BeginFrame / FlushFrame Pattern
The most important design decision in the GPU backend. Instead of submitting a command buffer per layer (which would mean 100+ GPU driver calls per token), all operations are recorded into a single shared encoder:
ctx.BeginFrame()
← creates ctx.ActiveEncoder
← resets ctx.PendingDestroys
// All Dispatch* calls record into ActiveEncoder:
ctx.DispatchForwardLayer(...)
ctx.DispatchActivation(...)
ctx.DispatchMSEGradPartialLoss(...)
ctx.DispatchBackwardLayer(...)
ctx.DispatchApplyGradients(...)
ctx.FlushFrame()
← enc.Finish() + Queue.Submit(cmd)
← destroys PendingDestroys buffers
← resets UniformIdx
Temporary uniform buffers (holding layer parameters like batchSize, inputSize, etc.) must stay alive until FlushFrame because the GPU reads them asynchronously.
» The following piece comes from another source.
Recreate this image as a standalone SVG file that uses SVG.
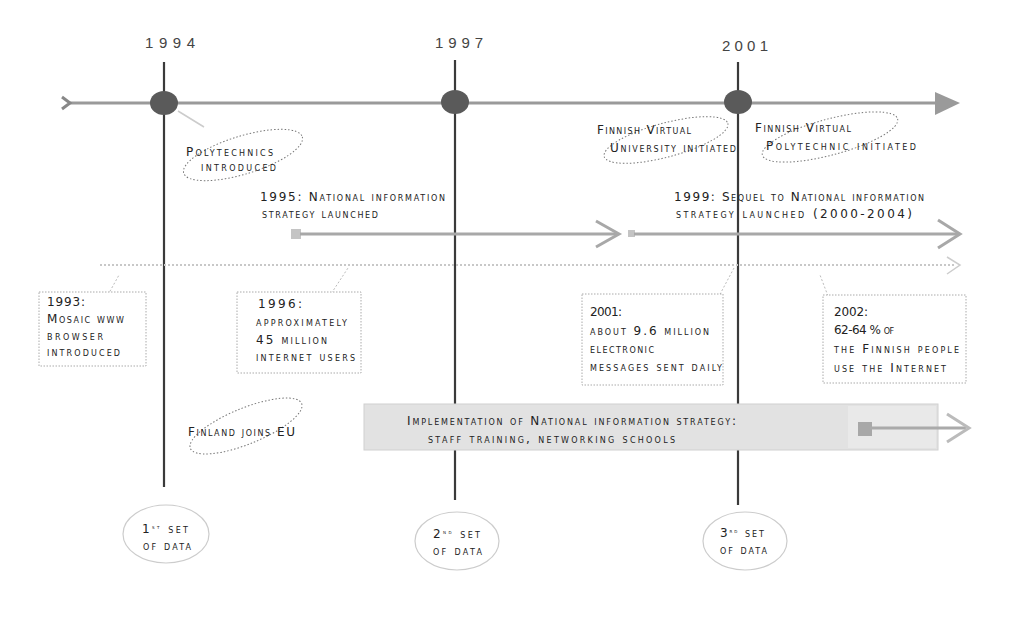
<svg xmlns="http://www.w3.org/2000/svg" width="1019" height="637" viewBox="0 0 1019 637">
<style>
.t{font-family:"DejaVu Sans",Verdana,sans-serif;font-size:12px;font-variant:small-caps;fill:#222}
.yr{font-family:"Liberation Sans",Arial,sans-serif;font-size:15px;fill:#444}
.vl{stroke:#3a3a3a;stroke-width:2.2}
.ax{stroke:#9a9a9a;stroke-width:3;fill:none}
.ah{stroke:#a8a8a8;stroke-width:3;fill:none}
.dot{fill:#5a5a5a}
.ell{fill:none;stroke:#777;stroke-width:1;stroke-dasharray:1.5 2}
.box{fill:#fff;stroke:#aaa;stroke-width:1;stroke-dasharray:1.5 1.5}
.cn{stroke:#bbb;stroke-width:1;stroke-dasharray:2 2;fill:none}
.cir{fill:#fff;stroke:#ccc;stroke-width:1.2}
</style>
<rect width="1019" height="637" fill="#fff"/>
<g id="connectors">
<line class="vl" x1="164" y1="62" x2="164" y2="487"/>
<line class="vl" x1="455" y1="60" x2="455" y2="500"/>
<line class="vl" x1="738" y1="62" x2="738" y2="505"/>
<line class="ax" x1="68" y1="103" x2="945" y2="103"/>
<path d="M62 97 L70 103 L62 109" stroke="#888" stroke-width="3" fill="none"/>
<path d="M935 92 L960 103 L935 115 Z" fill="#9a9a9a"/>
<line x1="178" y1="111" x2="204" y2="127" stroke="#ccc" stroke-width="1.5"/>
<rect x="291" y="229" width="10" height="10" fill="#c4c4c4"/>
<line class="ah" x1="300" y1="234" x2="618" y2="234"/>
<path d="M596 221 L619 234 L596 247" class="ah"/>
<rect x="628" y="230" width="7" height="7" fill="#c4c4c4"/>
<line class="ah" x1="634" y1="234" x2="958" y2="234"/>
<path d="M938 220 L960 234 L938 248" class="ah"/>
<line x1="100" y1="265" x2="955" y2="265" stroke="#c8c8c8" stroke-width="2" stroke-dasharray="2 2"/>
<path d="M947 257 L960 265 L947 274" fill="none" stroke="#ccc" stroke-width="1.5"/>
<line class="cn" x1="104" y1="302" x2="119" y2="275"/>
<line class="cn" x1="327" y1="300" x2="348" y2="268"/>
<line class="cn" x1="718" y1="298" x2="734" y2="268"/>
<line class="cn" x1="828" y1="296" x2="820" y2="275"/>
</g>
<g id="band">
<rect x="364" y="404" width="574" height="46" fill="#e2e2e2" stroke="#d0d0d0"/>
<rect x="848" y="406" width="88" height="42" fill="#e9e9e9"/>
<text class="t" x="407" y="425" textLength="329" lengthAdjust="spacing">Implementation of National information strategy:</text>
<text class="t" x="428" y="443" textLength="247" lengthAdjust="spacing">staff training, networking schools</text>
<rect x="858" y="422" width="14" height="14" fill="#a8a8a8"/>
<line x1="870" y1="428" x2="966" y2="428" stroke="#aaa" stroke-width="3"/>
<path d="M947 414 L969 428 L947 442" fill="none" stroke="#bbb" stroke-width="3"/>
</g>
<g id="y1994">
<text class="yr" x="145" y="48" textLength="50" lengthAdjust="spacing">1994</text>
<ellipse class="dot" cx="164" cy="103" rx="14" ry="12"/>
</g>
<g id="y1997">
<text class="yr" x="435" y="48" textLength="48" lengthAdjust="spacing">1997</text>
<ellipse class="dot" cx="455" cy="102" rx="14" ry="12"/>
</g>
<g id="y2001">
<text class="yr" x="722" y="51" textLength="46" lengthAdjust="spacing">2001</text>
<ellipse class="dot" cx="738" cy="102" rx="14" ry="12"/>
</g>
<g id="polytechnics">
<ellipse class="ell" cx="243" cy="155" rx="62" ry="19" transform="rotate(-17 243 155)"/>
<text class="t" x="186" y="156" textLength="87" lengthAdjust="spacing">Polytechnics</text>
<text class="t" x="201" y="171" textLength="75" lengthAdjust="spacing">introduced</text>
</g>
<g id="strategy1995">
<text class="t" x="260" y="201" textLength="185" lengthAdjust="spacing">1995: National information</text>
<text class="t" x="262" y="218" textLength="116" lengthAdjust="spacing">strategy launched</text>
</g>
<g id="strategy1999">
<text class="t" x="674" y="201" textLength="250" lengthAdjust="spacing">1999: Sequel to National information</text>
<text class="t" x="676" y="218" textLength="236" lengthAdjust="spacing">strategy launched (2000-2004)</text>
</g>
<g id="fvu">
<ellipse class="ell" cx="666" cy="140" rx="64" ry="17" transform="rotate(-15 666 140)"/>
<text class="t" x="597" y="134" textLength="94" lengthAdjust="spacing">Finnish Virtual</text>
<text class="t" x="610" y="152" textLength="126" lengthAdjust="spacing">University initiated</text>
</g>
<g id="fvp">
<ellipse class="ell" cx="830" cy="137" rx="70" ry="18" transform="rotate(-15 830 137)"/>
<text class="t" x="755" y="132" textLength="96" lengthAdjust="spacing">Finnish Virtual</text>
<text class="t" x="766" y="150" textLength="150" lengthAdjust="spacing">Polytechnic initiated</text>
</g>
<g id="box1993">
<rect class="box" x="39" y="292" width="107" height="74"/>
<text class="t" x="47" y="306" textLength="38" lengthAdjust="spacing">1993:</text>
<text class="t" x="47" y="323" textLength="77" lengthAdjust="spacing">Mosaic www</text>
<text class="t" x="47" y="340" textLength="56" lengthAdjust="spacing">browser</text>
<text class="t" x="47" y="356" textLength="73" lengthAdjust="spacing">introduced</text>
</g>
<g id="box1996">
<rect class="box" x="237" y="292" width="124" height="81"/>
<text class="t" x="258" y="308" textLength="44" lengthAdjust="spacing">1996:</text>
<text class="t" x="256" y="326" textLength="91" lengthAdjust="spacing">approximately</text>
<text class="t" x="256" y="344" textLength="71" lengthAdjust="spacing">45 million</text>
<text class="t" x="256" y="361" textLength="99" lengthAdjust="spacing">internet users</text>
</g>
<g id="box2001">
<rect class="box" x="582" y="294" width="141" height="91"/>
<text class="t" x="590" y="316" textLength="32" lengthAdjust="spacing">2001:</text>
<text class="t" x="590" y="335" textLength="119" lengthAdjust="spacing">about 9.6 million</text>
<text class="t" x="590" y="353" textLength="64" lengthAdjust="spacing">electronic</text>
<text class="t" x="590" y="371" textLength="132" lengthAdjust="spacing">messages sent daily</text>
</g>
<g id="box2002">
<rect class="box" x="823" y="295" width="143" height="88"/>
<text class="t" x="834" y="316" textLength="34" lengthAdjust="spacing">2002:</text>
<text class="t" x="834" y="334" textLength="60" lengthAdjust="spacing">62-64 % of</text>
<text class="t" x="834" y="353" textLength="125" lengthAdjust="spacing">the Finnish people</text>
<text class="t" x="834" y="372" textLength="112" lengthAdjust="spacing">use the Internet</text>
</g>
<g id="eu">
<ellipse class="ell" cx="246" cy="426" rx="60" ry="18" transform="rotate(-22 246 426)"/>
<text class="t" x="188" y="436" textLength="107" lengthAdjust="spacing">Finland joins EU</text>
</g>
<g id="data1">
<ellipse class="cir" cx="166" cy="534" rx="43" ry="29"/>
<text class="t" x="142" y="533" textLength="46" lengthAdjust="spacing">1<tspan font-size="6" dy="-4">st</tspan><tspan dy="4"> set</tspan></text>
<text class="t" x="143" y="550" textLength="48" lengthAdjust="spacing">of data</text>
</g>
<g id="data2">
<ellipse class="cir" cx="457" cy="541" rx="42" ry="29"/>
<text class="t" x="433" y="538" textLength="47" lengthAdjust="spacing">2<tspan font-size="6" dy="-4">nd</tspan><tspan dy="4"> set</tspan></text>
<text class="t" x="433" y="555" textLength="49" lengthAdjust="spacing">of data</text>
</g>
<g id="data3">
<ellipse class="cir" cx="745" cy="541" rx="42" ry="29"/>
<text class="t" x="720" y="537" textLength="44" lengthAdjust="spacing">3<tspan font-size="6" dy="-4">rd</tspan><tspan dy="4"> set</tspan></text>
<text class="t" x="720" y="554" textLength="47" lengthAdjust="spacing">of data</text>
</g>
</svg>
They are collected in PendingDestroys and destroyed only after the submit.
Queue.WriteBuffer calls (to upload inputs, targets, and zero DW buffers) are queue-level operations — they are safe to call between BeginFrame and FlushFrame because the WebGPU spec guarantees they complete before the encoder submit executes.
Buffer Management
ActivationPool
Named persistent buffers that survive across frames:
buf := ctx.GetActivationBuffer("hidden_A", size, wgpu.BufferUsageStorage)
If a buffer with this name already exists and is large enough, it is reused. Otherwise a new one is created and cached. This avoids per-step allocations during inference.
CreatePersistentBuffer
buf, err := ctx.CreatePersistentBuffer(data []float32, label string)
Uploads a []float32 to a VRAM storage buffer with Storage | CopySrc | CopyDst usage. Used for weight buffers that stay resident across many forward passes.
ReadBuffer
values, err := ctx.ReadBuffer(buf *wgpu.Buffer)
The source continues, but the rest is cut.